HC Deb 27 February 1919 vol 112 cc1992-3W
Viscount WOLMER

asked the Secretary of State for India (l) whether a British Service officer appointed on the staff of an Indian formation of the Mesopotamian Expeditionary Force receives only British rates of pay, whilst an Indian Army officer appointed to a British formation also only gets British rates of pay; and why such expedients are adopted to reduce the pay of officers serving in more arduous, unhealthy, and dangerous fields than that which falls to the lot of the Army in India; and (2) why British officers serving in India have their pay reduced on proceeding to the Mesopotamian Expeditionary Force?

Captain GUEST

I have been asked to answer these questions. A British Service officer who was not in India on the 4th August, 1914, and therefore was not promised that he should retain his Indian pay, draws the British rate of Staff pay if appointed to an Indian formation.

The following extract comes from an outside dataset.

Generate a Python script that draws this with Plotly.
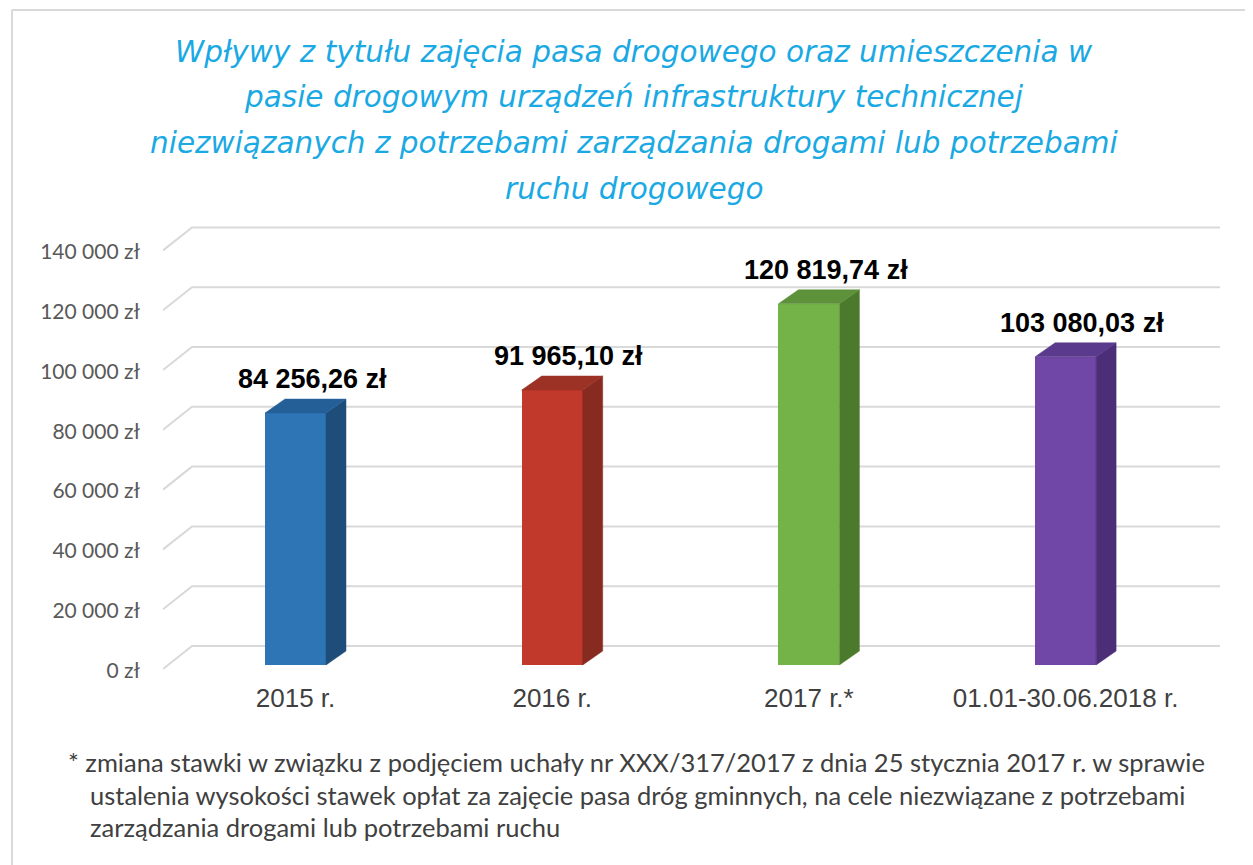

An Indian Army officer appointed to a British Staff draws the British rate, or may retain the Indian rate of his substantive appointment if more advantageous. In neither case is there any reduction of an officer's existing emoluments. These decisions have been arrived at after the fullest consideration of the difficulties arising from the clashing of the British and Indian pay codes in mixed forces in the various theatres of war. As regards my Noble Friend's second question, the rate of pay of British regimental officers is at identical Indian rates whether serving in India or Mesopotamia.